NEW YORK: In order to stay in contention, the Red Sox are exploring new ways to stay fresh.

The club is in its first week of a three-plus-week experiment in reducing wear and tear.

With the team already playing longer ballgames than any other, it faces a grueling second-half schedule in which 57 percent of the games will be on the road, plus it’s at a point in the summer where temperatures are peaking.

In response, the ballclub is dialing back on its workday and workload. Later arrivals to the ballpark and less time for batting practice are the most prominent changes.

It’s all about self-preservation for a team that is averaging 3:14 per game this season — a hefty margin above the major league average of 3:04, according to the Elias Sports Bureau.

“Here’s the thing,” said Sox manager John Farrell before yesterday’s 5-2 win against the New York Yankees. “We play, on average, (10) minutes longer than anybody else. Over the course of 162 games, that’s 10 extra games a year. So, we looked hard and fast at that. There’s a finite pie of human performance.

“In a nutshell, it’s quality over quantity, it’s to make our work more focused than it’s been.”

During the course of a normal season, the Red Sox have had no policy about the earliest time players are allowed to arrive at the ballpark. Now, the team doesn’t want anyone to show up before 2:30 in the afternoon for a normal 7:10 night game.

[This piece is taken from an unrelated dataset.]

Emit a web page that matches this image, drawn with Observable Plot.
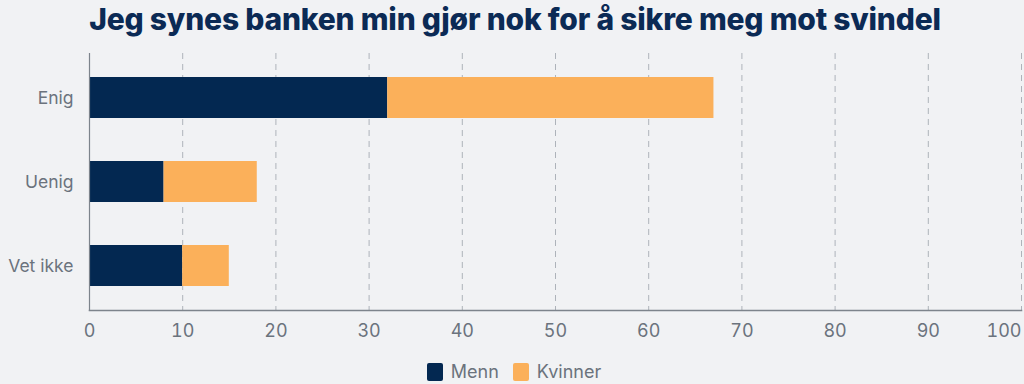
<!DOCTYPE html>
<html>
<head>
<meta charset="utf-8">
<script src="https://cdn.jsdelivr.net/npm/d3@7"></script>
<script src="https://cdn.jsdelivr.net/npm/@observablehq/plot@0.6"></script>
<style>
  html, body { margin: 0; padding: 0; background: #f1f2f4; width: 1024px; height: 384px; overflow: hidden; }
  #title { height: 40px; line-height: 38px; text-align: center; font-family: Inter, sans-serif; font-weight: 800; font-size: 30px; color: #0b2a55; letter-spacing: -0.2px; padding-left: 6px; }
  #legend { display: flex; justify-content: center; align-items: center; gap: 14px; font-family: Inter, sans-serif; font-size: 18px; color: #6b737d; margin-top: 16px; padding-left: 4px; }
  #legend span.item { display: flex; align-items: center; gap: 8px; }
  #legend span.sw { width: 16px; height: 18px; border-radius: 2px; display: inline-block; }
  svg { display: block; }
</style>
</head>
<body>
<div id="title">Jeg synes banken min gjør nok for å sikre meg mot svindel</div>
<div id="chart"></div>
<div id="legend"></div>
<script>
const categories = ["Enig", "Uenig", "Vet ikke"];
const seriesNames = ["Menn", "Kvinner"];
const menn = [32, 8, 10];
const kvinner = [35, 10, 5];
const xTicks = [0, 10, 20, 30, 40, 50, 60, 70, 80, 90, 100];
const colors = ["#032851", "#fbb05a"];

const data = [];
categories.forEach((c, i) => {
  data.push({category: c, series: seriesNames[0], value: menn[i]});
  data.push({category: c, series: seriesNames[1], value: kvinner[i]});
});

const gray = "#6b737d";
const chart = Plot.plot({
  width: 1024,
  height: 305,
  marginTop: 13,
  marginBottom: 35,
  marginLeft: 89,
  marginRight: 3,
  style: {fontFamily: "Inter, sans-serif", fontSize: "17px", color: gray, background: "transparent"},
  x: {domain: [0, 100], label: null},
  y: {domain: categories, label: null, paddingInner: 0.515, paddingOuter: 0.278},
  color: {domain: seriesNames, range: colors},
  marks: [
    Plot.ruleX(xTicks.slice(1), {stroke: "#aeb3ba", strokeWidth: 1, strokeDasharray: "6,5"}),
    Plot.barX(data, Plot.stackX({y: "category", x: "value", fill: "series", order: seriesNames})),
    Plot.frame({anchor: "left", stroke: "#7d848c", strokeWidth: 1.2}),
    Plot.frame({anchor: "bottom", stroke: "#7d848c", strokeWidth: 1.5}),
    Plot.axisY({tickSize: 0, tickPadding: 16, fill: gray, fontSize: 17.5}),
    Plot.axisX({ticks: xTicks.slice(0, -1), tickSize: 0, tickPadding: 14, fill: gray, fontSize: 18, tickFormat: d => String(d)}),
    Plot.axisX({ticks: xTicks.slice(-1), tickSize: 0, tickPadding: 14, fill: gray, fontSize: 18, textAnchor: "end", dx: 0, tickFormat: d => String(d)})
  ]
});
document.getElementById("chart").appendChild(chart);

const legend = document.getElementById("legend");
seriesNames.forEach((s, i) => {
  const item = document.createElement("span");
  item.className = "item";
  const sw = document.createElement("span");
  sw.className = "sw";
  sw.style.background = colors[i];
  const t = document.createElement("span");
  t.textContent = s;
  item.appendChild(sw);
  item.appendChild(t);
  legend.appendChild(item);
});
</script>
</body>
</html>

“We’re taking it out of their hands, so guys don’t feel obligated if they’re not there by a certain time,” said Farrell. “Is that stressful for them anymore? No.”

The team is not stopping there.

Batting practice time at home has been nearly halved. Instead of lasting for 70 minutes at Fenway Park, it’s now 40 minutes with shorter rounds for each batter.

On the road, bus times from the hotel to the ballpark are now coordinated so that the earliest bus does not arrive before the clubhouse opens, said Farrell.

The idea to limit time at the ballpark grew out of internal discussions, with the current experiment designed to last through the end of the three-city West Coast trip that begins July 28, when the team travels to play the Los Angeles Angels, then heads up to Seattle before returning to Los Angeles to play the Dodgers.

Farrell said that the players “understand” the change to their schedules, a change that could become permanent.

After that next West Coast series, the club will play at home for a week, before heading for a four-city trip that includes a single night in Cleveland, two games in Baltimore, a four-game series in Detroit where the first will be played in the afternoon after a night game in Baltimore, followed by four games in St. Petersburg.

After another weeklong homestand, the team will return to the West Coast for stops in Oakland and San Diego before flying to Toronto. That trip will be followed by a one-week homestand before the team jets off for one more three-city, 11-day trip.